■ Supplied data:

↓

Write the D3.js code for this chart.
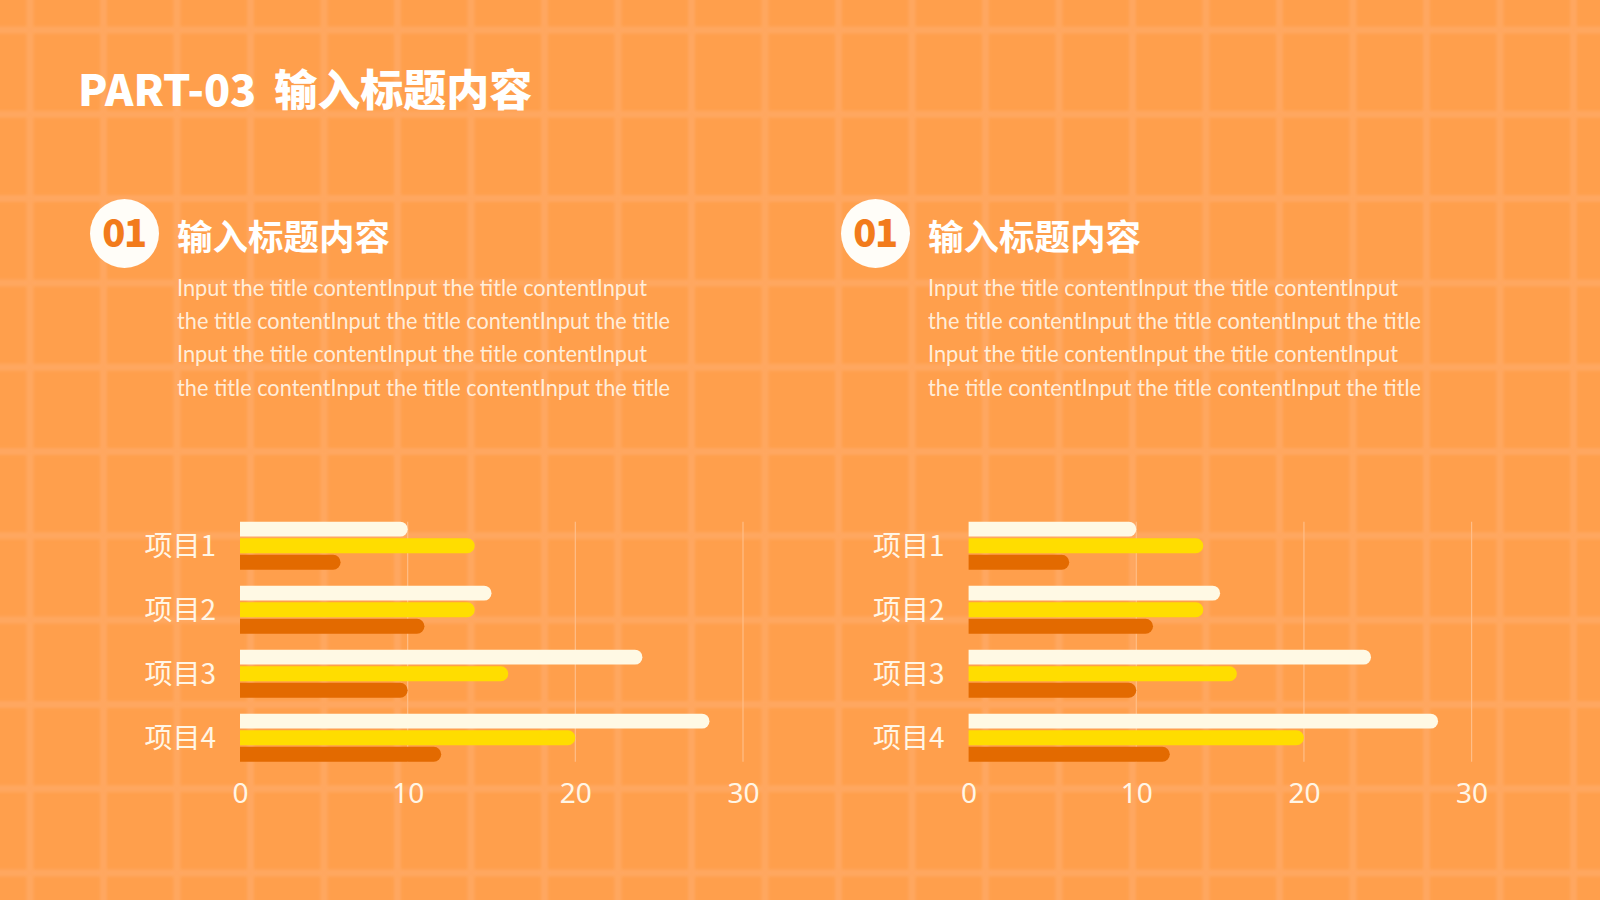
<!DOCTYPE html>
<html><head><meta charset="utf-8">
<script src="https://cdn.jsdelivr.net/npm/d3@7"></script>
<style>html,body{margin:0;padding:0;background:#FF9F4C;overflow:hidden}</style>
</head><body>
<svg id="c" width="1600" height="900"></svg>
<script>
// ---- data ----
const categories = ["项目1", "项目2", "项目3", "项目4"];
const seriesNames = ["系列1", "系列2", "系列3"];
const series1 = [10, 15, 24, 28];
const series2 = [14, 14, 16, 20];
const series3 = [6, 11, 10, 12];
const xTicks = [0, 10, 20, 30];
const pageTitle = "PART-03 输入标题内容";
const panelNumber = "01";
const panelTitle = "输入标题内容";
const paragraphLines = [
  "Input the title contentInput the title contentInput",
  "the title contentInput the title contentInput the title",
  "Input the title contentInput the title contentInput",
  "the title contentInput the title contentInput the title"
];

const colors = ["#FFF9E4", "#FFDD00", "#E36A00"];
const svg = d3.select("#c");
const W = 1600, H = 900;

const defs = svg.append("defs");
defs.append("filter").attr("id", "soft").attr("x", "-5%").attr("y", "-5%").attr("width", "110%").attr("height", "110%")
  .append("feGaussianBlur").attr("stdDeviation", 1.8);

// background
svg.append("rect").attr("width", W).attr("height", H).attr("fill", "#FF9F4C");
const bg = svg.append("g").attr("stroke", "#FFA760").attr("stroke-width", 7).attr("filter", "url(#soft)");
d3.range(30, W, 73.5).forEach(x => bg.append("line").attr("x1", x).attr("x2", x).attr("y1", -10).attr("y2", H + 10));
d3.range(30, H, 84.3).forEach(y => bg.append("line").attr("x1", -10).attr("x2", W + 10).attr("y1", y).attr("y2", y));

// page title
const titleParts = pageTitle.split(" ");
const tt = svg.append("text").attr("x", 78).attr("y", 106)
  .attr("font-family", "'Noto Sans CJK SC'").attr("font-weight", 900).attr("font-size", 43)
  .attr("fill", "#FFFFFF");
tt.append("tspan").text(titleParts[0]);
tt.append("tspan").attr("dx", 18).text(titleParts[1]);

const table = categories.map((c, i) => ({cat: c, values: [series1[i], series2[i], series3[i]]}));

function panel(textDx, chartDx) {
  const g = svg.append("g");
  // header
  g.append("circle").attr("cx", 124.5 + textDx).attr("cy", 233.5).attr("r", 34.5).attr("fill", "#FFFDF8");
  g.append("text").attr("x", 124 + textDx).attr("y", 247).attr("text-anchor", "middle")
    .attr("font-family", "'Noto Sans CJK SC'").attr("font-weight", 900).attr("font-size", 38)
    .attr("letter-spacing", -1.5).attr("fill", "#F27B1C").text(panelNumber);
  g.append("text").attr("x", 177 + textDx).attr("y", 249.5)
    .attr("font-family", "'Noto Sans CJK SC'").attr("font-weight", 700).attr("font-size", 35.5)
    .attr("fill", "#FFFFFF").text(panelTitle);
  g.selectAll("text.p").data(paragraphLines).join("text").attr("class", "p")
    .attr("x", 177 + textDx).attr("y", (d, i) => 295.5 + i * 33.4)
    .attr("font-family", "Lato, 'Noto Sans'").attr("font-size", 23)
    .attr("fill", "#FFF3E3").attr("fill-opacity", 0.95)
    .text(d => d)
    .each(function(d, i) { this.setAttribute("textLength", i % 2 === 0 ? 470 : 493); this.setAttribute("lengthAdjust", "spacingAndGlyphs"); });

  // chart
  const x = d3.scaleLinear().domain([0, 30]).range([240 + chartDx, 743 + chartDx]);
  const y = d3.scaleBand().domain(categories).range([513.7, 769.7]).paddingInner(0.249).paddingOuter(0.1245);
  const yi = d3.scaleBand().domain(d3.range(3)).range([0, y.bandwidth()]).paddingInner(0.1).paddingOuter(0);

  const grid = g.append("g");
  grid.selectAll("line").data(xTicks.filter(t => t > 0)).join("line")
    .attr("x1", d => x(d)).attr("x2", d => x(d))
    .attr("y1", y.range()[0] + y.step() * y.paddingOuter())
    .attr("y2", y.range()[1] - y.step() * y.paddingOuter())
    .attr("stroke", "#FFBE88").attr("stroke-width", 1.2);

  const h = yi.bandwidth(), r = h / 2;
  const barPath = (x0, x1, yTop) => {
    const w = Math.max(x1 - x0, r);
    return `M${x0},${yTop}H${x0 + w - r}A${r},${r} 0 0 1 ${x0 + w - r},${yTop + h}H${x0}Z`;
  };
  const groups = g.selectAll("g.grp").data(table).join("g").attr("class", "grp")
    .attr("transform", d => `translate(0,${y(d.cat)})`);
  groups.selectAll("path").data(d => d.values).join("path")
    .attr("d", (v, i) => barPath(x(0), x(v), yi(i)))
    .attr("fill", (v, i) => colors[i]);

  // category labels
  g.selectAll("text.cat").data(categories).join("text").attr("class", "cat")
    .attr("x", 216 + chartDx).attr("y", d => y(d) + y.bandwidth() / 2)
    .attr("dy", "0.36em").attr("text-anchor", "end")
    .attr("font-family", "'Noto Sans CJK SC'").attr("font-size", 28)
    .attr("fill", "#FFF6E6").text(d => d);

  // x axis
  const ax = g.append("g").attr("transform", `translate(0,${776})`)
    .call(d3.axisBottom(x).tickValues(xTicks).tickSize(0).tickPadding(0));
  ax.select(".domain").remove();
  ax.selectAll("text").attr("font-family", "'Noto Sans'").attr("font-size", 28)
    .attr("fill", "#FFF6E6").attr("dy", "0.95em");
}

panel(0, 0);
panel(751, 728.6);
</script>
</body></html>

↑

■ Exercise details: Repeat the data in full and exactly. Omit pictures.

■ Response to the task:
Write the D3.js code for this chart.
<!DOCTYPE html>
<html><head><meta charset="utf-8">
<script src="https://cdn.jsdelivr.net/npm/d3@7"></script>
<style>html,body{margin:0;padding:0;background:#FF9F4C;overflow:hidden}</style>
</head><body>
<svg id="c" width="1600" height="900"></svg>
<script>
// ---- data ----
const categories = ["项目1", "项目2", "项目3", "项目4"];
const seriesNames = ["系列1", "系列2", "系列3"];
const series1 = [10, 15, 24, 28];
const series2 = [14, 14, 16, 20];
const series3 = [6, 11, 10, 12];
const xTicks = [0, 10, 20, 30];
const pageTitle = "PART-03 输入标题内容";
const panelNumber = "01";
const panelTitle = "输入标题内容";
const paragraphLines = [
  "Input the title contentInput the title contentInput",
  "the title contentInput the title contentInput the title",
  "Input the title contentInput the title contentInput",
  "the title contentInput the title contentInput the title"
];

const colors = ["#FFF9E4", "#FFDD00", "#E36A00"];
const svg = d3.select("#c");
const W = 1600, H = 900;

const defs = svg.append("defs");
defs.append("filter").attr("id", "soft").attr("x", "-5%").attr("y", "-5%").attr("width", "110%").attr("height", "110%")
  .append("feGaussianBlur").attr("stdDeviation", 1.8);

// background
svg.append("rect").attr("width", W).attr("height", H).attr("fill", "#FF9F4C");
const bg = svg.append("g").attr("stroke", "#FFA760").attr("stroke-width", 7).attr("filter", "url(#soft)");
d3.range(30, W, 73.5).forEach(x => bg.append("line").attr("x1", x).attr("x2", x).attr("y1", -10).attr("y2", H + 10));
d3.range(30, H, 84.3).forEach(y => bg.append("line").attr("x1", -10).attr("x2", W + 10).attr("y1", y).attr("y2", y));

// page title
const titleParts = pageTitle.split(" ");
const tt = svg.append("text").attr("x", 78).attr("y", 106)
  .attr("font-family", "'Noto Sans CJK SC'").attr("font-weight", 900).attr("font-size", 43)
  .attr("fill", "#FFFFFF");
tt.append("tspan").text(titleParts[0]);
tt.append("tspan").attr("dx", 18).text(titleParts[1]);

const table = categories.map((c, i) => ({cat: c, values: [series1[i], series2[i], series3[i]]}));

function panel(textDx, chartDx) {
  const g = svg.append("g");
  // header
  g.append("circle").attr("cx", 124.5 + textDx).attr("cy", 233.5).attr("r", 34.5).attr("fill", "#FFFDF8");
  g.append("text").attr("x", 124 + textDx).attr("y", 247).attr("text-anchor", "middle")
    .attr("font-family", "'Noto Sans CJK SC'").attr("font-weight", 900).attr("font-size", 38)
    .attr("letter-spacing", -1.5).attr("fill", "#F27B1C").text(panelNumber);
  g.append("text").attr("x", 177 + textDx).attr("y", 249.5)
    .attr("font-family", "'Noto Sans CJK SC'").attr("font-weight", 700).attr("font-size", 35.5)
    .attr("fill", "#FFFFFF").text(panelTitle);
  g.selectAll("text.p").data(paragraphLines).join("text").attr("class", "p")
    .attr("x", 177 + textDx).attr("y", (d, i) => 295.5 + i * 33.4)
    .attr("font-family", "Lato, 'Noto Sans'").attr("font-size", 23)
    .attr("fill", "#FFF3E3").attr("fill-opacity", 0.95)
    .text(d => d)
    .each(function(d, i) { this.setAttribute("textLength", i % 2 === 0 ? 470 : 493); this.setAttribute("lengthAdjust", "spacingAndGlyphs"); });

  // chart
  const x = d3.scaleLinear().domain([0, 30]).range([240 + chartDx, 743 + chartDx]);
  const y = d3.scaleBand().domain(categories).range([513.7, 769.7]).paddingInner(0.249).paddingOuter(0.1245);
  const yi = d3.scaleBand().domain(d3.range(3)).range([0, y.bandwidth()]).paddingInner(0.1).paddingOuter(0);

  const grid = g.append("g");
  grid.selectAll("line").data(xTicks.filter(t => t > 0)).join("line")
    .attr("x1", d => x(d)).attr("x2", d => x(d))
    .attr("y1", y.range()[0] + y.step() * y.paddingOuter())
    .attr("y2", y.range()[1] - y.step() * y.paddingOuter())
    .attr("stroke", "#FFBE88").attr("stroke-width", 1.2);

  const h = yi.bandwidth(), r = h / 2;
  const barPath = (x0, x1, yTop) => {
    const w = Math.max(x1 - x0, r);
    return `M${x0},${yTop}H${x0 + w - r}A${r},${r} 0 0 1 ${x0 + w - r},${yTop + h}H${x0}Z`;
  };
  const groups = g.selectAll("g.grp").data(table).join("g").attr("class", "grp")
    .attr("transform", d => `translate(0,${y(d.cat)})`);
  groups.selectAll("path").data(d => d.values).join("path")
    .attr("d", (v, i) => barPath(x(0), x(v), yi(i)))
    .attr("fill", (v, i) => colors[i]);

  // category labels
  g.selectAll("text.cat").data(categories).join("text").attr("class", "cat")
    .attr("x", 216 + chartDx).attr("y", d => y(d) + y.bandwidth() / 2)
    .attr("dy", "0.36em").attr("text-anchor", "end")
    .attr("font-family", "'Noto Sans CJK SC'").attr("font-size", 28)
    .attr("fill", "#FFF6E6").text(d => d);

  // x axis
  const ax = g.append("g").attr("transform", `translate(0,${776})`)
    .call(d3.axisBottom(x).tickValues(xTicks).tickSize(0).tickPadding(0));
  ax.select(".domain").remove();
  ax.selectAll("text").attr("font-family", "'Noto Sans'").attr("font-size", 28)
    .attr("fill", "#FFF6E6").attr("dy", "0.95em");
}

panel(0, 0);
panel(751, 728.6);
</script>
</body></html>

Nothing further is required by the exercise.